Antero Resources announced Monday that its proved reserves had increased 47%, to 6.3 Tcfe in the first half fo 2013 on natural gas gains mostly from the Marcellus Shale.

The Denver-based company said the increase excluded 178 million bbl of ethane. Antero said 95% of its proved reserve volumes as of June 30 were from the Marcellus, while the Utica Shale accounted for the remaining 5%. Natural gas accounted for 91% of its proved reserves, with 8% natural gas liquids (NGL) and 1% crude oil. Twenty-seven percent of its 320,000 net acres in the Marcellus are classified as proved.

“Given Antero’s successful drilling results to date, as well as those of other operators in the vicinity of Antero’s leasehold, Antero believes that a substantial portion of its Marcellus Shale acreage will be added to proved reserves over time as more wells are drilled,” the company said.

Antero’s proved, probable and possible (3P) reserves also increased during the six-month period that ended June 30. The increase was 28%, to 27.7 Tcfe, a figure that excludes 984 million bbl of ethane. According to Antero, the increase “was primarily driven by the addition of 26,000 net acres in the Marcellus Shale in northern West Virginia, and 23,000 net acres in the Utica Shale in eastern Ohio through acquisitions and leasing.

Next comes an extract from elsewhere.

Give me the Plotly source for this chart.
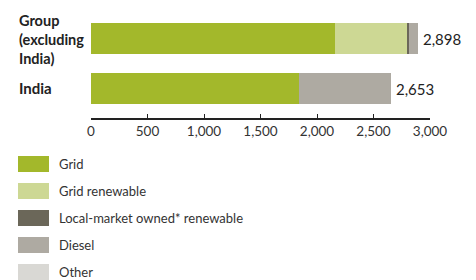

“Importantly, 17.8 Tcfe of [our] 18.7 Tcfe 3P reserves in the Marcellus, or 95%, were classified as proved or probable (2P), reflecting our extensive delineation and development activities in the Marcellus Shale.”

The company said 67% of its 3P reserves (18.7 Tcfe) were in the Marcellus Shale, while 19% (5.3 Tcfe) was in the Utica Shale and 14% (3.8 Tcfe) was in the Upper Devonian Shale.

Antero’s proved developed reserves also increased during the same six-month time frame, by 55% to 1.4 Tcfe. The company attributed the increase to success with its drilling plan.

Under Securities and Exchange Commission (SEC) prices for June 30, reserves averaged $3.44/MMBtu, while benchmark natural gas prices were $3.43/MMBtu in the Appalachian Basin, a 23% increase from the $2.78/MMBtu benchmark basin price used on Dec. 31, 2012.

Antero said that for the six months that ended on June 30, it had added 2 Tcfe of proved reserves through drilling, added another 10 Bcfe through positive price revisions, and picked up 82 Bcfe through positive performance revisions.

“Assuming ethane recovery, proved reserves increased by 44% to 7.1 Tcfe as of June 30, as compared to Dec. 31, 2012,” Antero said. “Over 77% of [our] proved reserves by volume were natural gas, 22% were NGL and 1% was crude oil at June 30, assuming ethane recovery.”

Antero said its proved developed reserves increased by 52% during the six months that ended on June 30, 1.6 Tcfe, again assuming ethane recovery.

“Proved undeveloped reserves increased by 41%, primarily due to a 38% increase in Marcellus undeveloped reserves and a 136% increase in Utica undeveloped reserves,” the company said. “Proved undeveloped reserves accounted for 78% of total proved reserves at June 30 as compared to 79% at Dec. 31, 2012.”

Last May, the company said its net production for 1Q2013 jumped 114% year/year and increased 21% sequentially, primarily driven by 24 new wells brought online in the Marcellus Shale (see Shale Daily, May 14).